Working back from showtime, I work out exactly where we need to be and when. I work out what time we need to leave home for the station, where I know there won’t be a parking space, so I have to work out where else to park and how long that might take us. On arrival at the station we’ll need to buy tickets to get into town for the train to London. Make sure we arrive at Birmingham New Street with enough time to catch the London train, but not so much that the kids start getting restless.

 

 

 

I need to work out which train to catch to London so that we arrive with enough time for lunch, but, again, not too much before the show.

 

I plan entertainment for the train (tablets, really) to keep the kids quiet so as not to disturb the other (paying) customers who want to work or travel in peace. Standard class is not an option; it’s too busy/noisy and we have First Class passes so we’ll damn well use them! Oh, and don’t forget the chargers and spare battery packs.

 

I plan snacks in case the on-board food isn’t suitable, and also because my kids do not stop eating.

 

 

 

 

I work out the route from Euston to Leicester Square via the Underground. Fortunately, it’s only one line, four stops and should be straightforward. I double check the fares and how to pay, plus check if there’s any potential engineering work or strikes taking place.

 

 

 

 

I have to plan safety; I pack a wrist strap for Tink so she can’t run off or get swept away by crowds of rushing Londoners (I swear everyone walks at least twice as fast there – always rushing!). I make sure we take the back pack that is hard to open because everyone knows London is full of pick-pockets (I’ve seen ‘Oliver!’, I know these things…!)

 

I work out where to eat, which could probably be a whole blog post in itself. It needs to be close to the theatre so we know we’re there if we’re running late. It has to have suitable food, not be too crowded or too upmarket because my kids will most likely be noisy and have tablets at the table and I can’t be dealing with the stares on top of everything else. Also check cost, because… London prices.

 

 

 

 

Next I think about any potential sensory issues in the theatre; lights, sounds (remember to pack ear defenders), smells. There’s not actually much I can do about these. Remember to pack dummies in case of anxiety. Yes, she’s having them more again. Sigh.

 

 

 

 

Now I can begin thinking about the return journey. Plan the route back to Euston after the show, bearing in mind it could be busier depending on when it finishes. Check with Dave which trains are the best to aim for back to Birmingham – he has insider knowledge, which comes in handy. Make sure we still have enough drinks and snacks for the return and that the tablets have enough battery, especially as we’re all likely to be very tired and a bit grumpy!

 

So, now I’ve planned all that, it should all go smoothly, huh?

Ha.

 

In all fairness, the parts I could plan for went well. What I couldn’t plan for was the tiredness (for all of us!) This meant that Tink was pretty grumpy by lunchtime and was a bit restless.
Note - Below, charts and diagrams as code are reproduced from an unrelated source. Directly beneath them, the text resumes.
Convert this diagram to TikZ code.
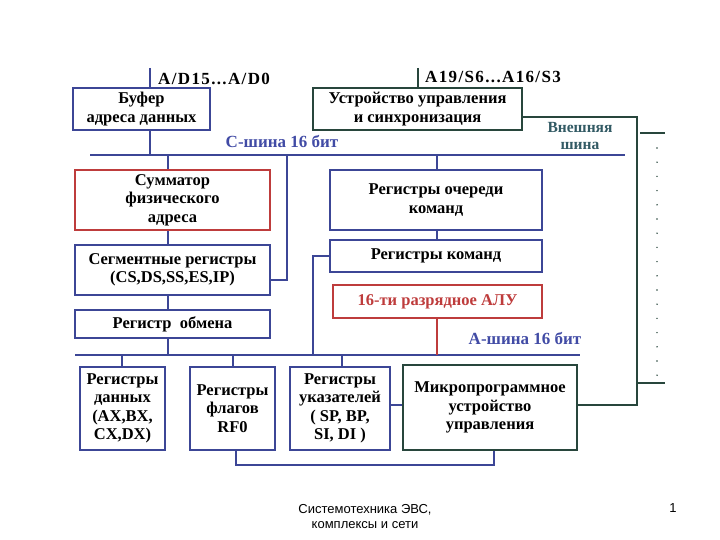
\documentclass[tikz,border=0pt]{standalone}
\usepackage{fontspec}
\setmainfont{Liberation Serif}
\newfontfamily\footfont{Liberation Sans}
\newfontfamily\widefont[LetterSpace=8]{Liberation Serif}
\definecolor{bl}{RGB}{60,70,150}
\definecolor{rd}{RGB}{190,60,60}
\definecolor{gr}{RGB}{40,70,60}
\definecolor{lbl}{RGB}{65,75,165}
\definecolor{ext}{RGB}{50,90,100}
\begin{document}
\begin{tikzpicture}[x=1pt,y=-1pt,
  box/.style={draw=bl,line width=1.6pt,inner sep=0pt,font=\fontsize{16.5}{18.5}\selectfont\bfseries,align=center},
  bus/.style={draw=bl,line width=1.6pt},
  lab/.style={font=\fontsize{17}{19}\selectfont\bfseries,inner sep=0pt}]
\useasboundingbox (0,0) rectangle (720,540);
\def\bx#1#2#3#4#5#6{\node[box,#6,minimum width=#3-#1,minimum height=#4-#2] (#5) at ({(#1+#3)/2},{(#2+#4)/2})}
\bx{73}{88}{210}{130}{buf}{}{Буфер\\адреса данных};
\bx{313}{88}{522}{130}{usu}{draw=gr}{Устройство управления\\и синхронизация};
\bx{75}{170}{270}{230}{sum}{draw=rd}{Сумматор\\физического\\адреса};
\bx{75}{245}{270}{295}{seg}{}{Сегментные регистры\\(CS,DS,SS,ES,IP)};
\bx{75}{310}{270}{338}{obm}{}{Регистр~~обмена};
\bx{330}{170}{542}{230}{och}{}{Регистры очереди\\команд};
\bx{330}{240}{542}{272}{kom}{}{Регистры команд};
\bx{333}{285}{542}{318}{alu}{draw=rd,text=rd}{16-ти разрядное АЛУ};
\bx{80}{367}{165}{450}{dan}{}{Регистры\\данных\\(AX,BX,\\CX,DX)};
\bx{190}{367}{275}{450}{flg}{}{Регистры\\флагов\\RF0};
\bx{290}{367}{390}{450}{uk}{}{Регистры\\указателей\\( SP, BP,\\SI, DI )};
\bx{403}{365}{577}{450}{mic}{draw=gr}{Микропрограммное\\устройство\\управления};
% external address lines
\coordinate (ad) at (150,68); \coordinate (as) at (418,68);
\draw[bus] (ad) -- (ad|-buf.north);
\draw[draw=gr,line width=1.6pt] (as) -- (as|-usu.north);
\node[lab,anchor=west,font=\widefont\fontsize{17}{19}\selectfont\bfseries] (tad) at (158,79) {A/D15...A/D0};
\node[lab,anchor=west,font=\widefont\fontsize{17}{19}\selectfont\bfseries] (tas) at (425,77) {A19/S6...A16/S3};
% C bus
\coordinate (c1) at (90,155); \coordinate (c2) at (625,155);
\draw[bus] (c1) -- (c2);
\node[lab,text=lbl] (tc) at (282,141) {С-шина 16 бит};
\draw[bus] (buf.south-|150,0) -- (150,155);
\draw[bus] (168,155) -- (sum.north-|168,0);
\draw[bus] (sum.south-|168,0) -- (seg.north-|168,0);
\draw[bus] (seg.south-|168,0) -- (obm.north-|168,0);
\draw[bus] (obm.south-|168,0) -- (168,355);
\draw[bus] (287,155) -- (287,280) -- (seg.east|-0,280);
\draw[bus] (437,155) -- (och.north-|437,0);
\draw[bus] (och.south-|437,0) -- (kom.north-|437,0);
\draw[bus] (kom.west) -- (313,256) -- (313,355);
% A bus
\coordinate (a1) at (75,355); \coordinate (a2) at (580,355);
\draw[bus] (a1) -- (a2);
\node[lab,text=lbl] (ta) at (525,338) {А-шина 16 бит};
\draw[draw=rd,line width=1.2pt] (alu.south-|437,0) -- (437,355);
\draw[bus] (122,355) -- (dan.north-|122,0);
\draw[bus] (233,355) -- (flg.north-|233,0);
\draw[bus] (342,355) -- (uk.north-|342,0);
\draw[bus] (uk.east|-0,405) -- (mic.west|-0,405);
\draw[bus] (flg.south-|236,0) -- (236,465) -- (494,465) -- (mic.south-|494,0);
% external bus
\draw[draw=gr,line width=1.6pt] (usu.east|-0,117) -- (637,117) -- (637,405) -- (mic.east|-0,405);
\node[lab,text=ext,align=center,font=\fontsize{15.5}{17}\selectfont\bfseries] (tex) at (580,136) {Внешняя\\шина};
\draw[draw=gr,line width=1.2pt] (640,133) -- (665,133);
\draw[draw=gr,line width=1.2pt] (637,383) -- (665,383);
\foreach \i in {0,...,16} \fill[gr] (657,{148+\i*14.2}) circle (0.8);
% footer
\node[font=\footfont\fontsize{13}{15}\selectfont,align=center] (ft) at (365,517) {Системотехника ЭВС,\\комплексы и сети};
\node[font=\footfont\fontsize{13}{15}\selectfont] (pg) at (673,508) {1};
\end{tikzpicture}
\end{document}
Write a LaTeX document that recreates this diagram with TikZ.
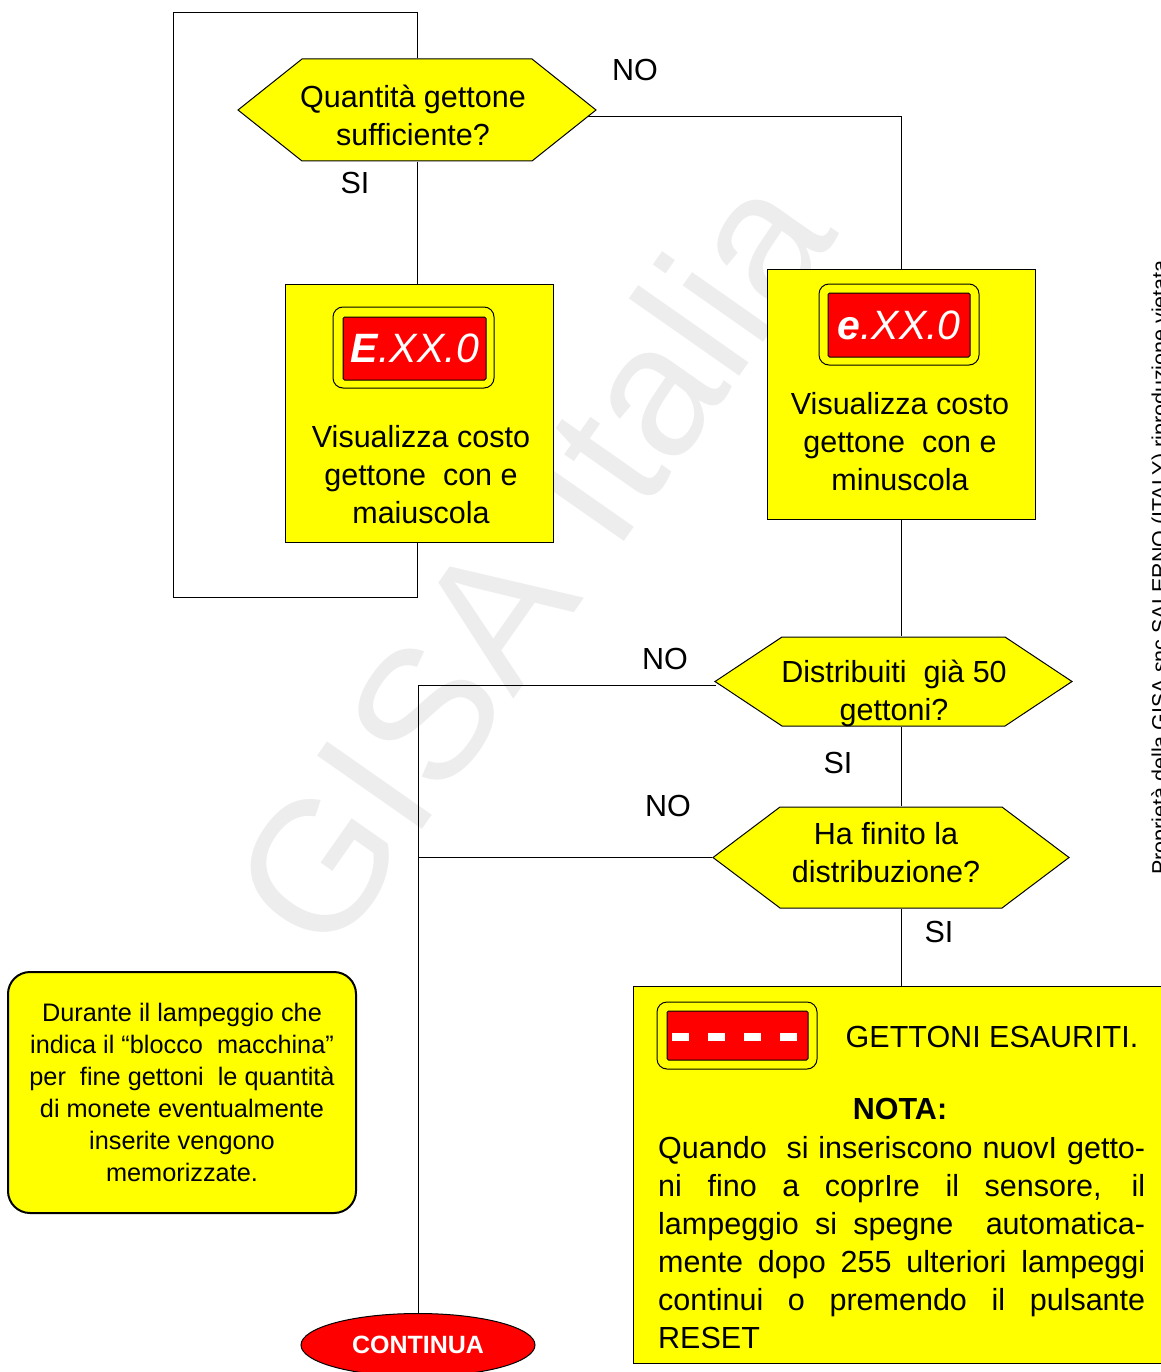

She didn’t eat either, but, rather, chewed and spat out. She then fell asleep on my lap about five minutes before the show started!

 

However, once she woke up a little while after, she was transfixed by what was happening on the stage, and the joy on her face made all the stress worth it! Even H said he enjoyed it!

 

 

 

 

The journey home was brilliant (apart from me and H dozing off on the train; we were very lucky Tink was occupied with her tablet). However, it left me drained. Absolutely empty. Physically exhausted, mentally drained, emotionally done.  Just being on ‘high alert’ for an entire day left me incredibly tense and unable to relax even when home (especially as we then had a power cut, but that’s another story!).

 

So, taking on the challenge of a day trip can take its toll on all of us, and not just Tink. But, it’s a challenge worth taking or else we’d never try anything new!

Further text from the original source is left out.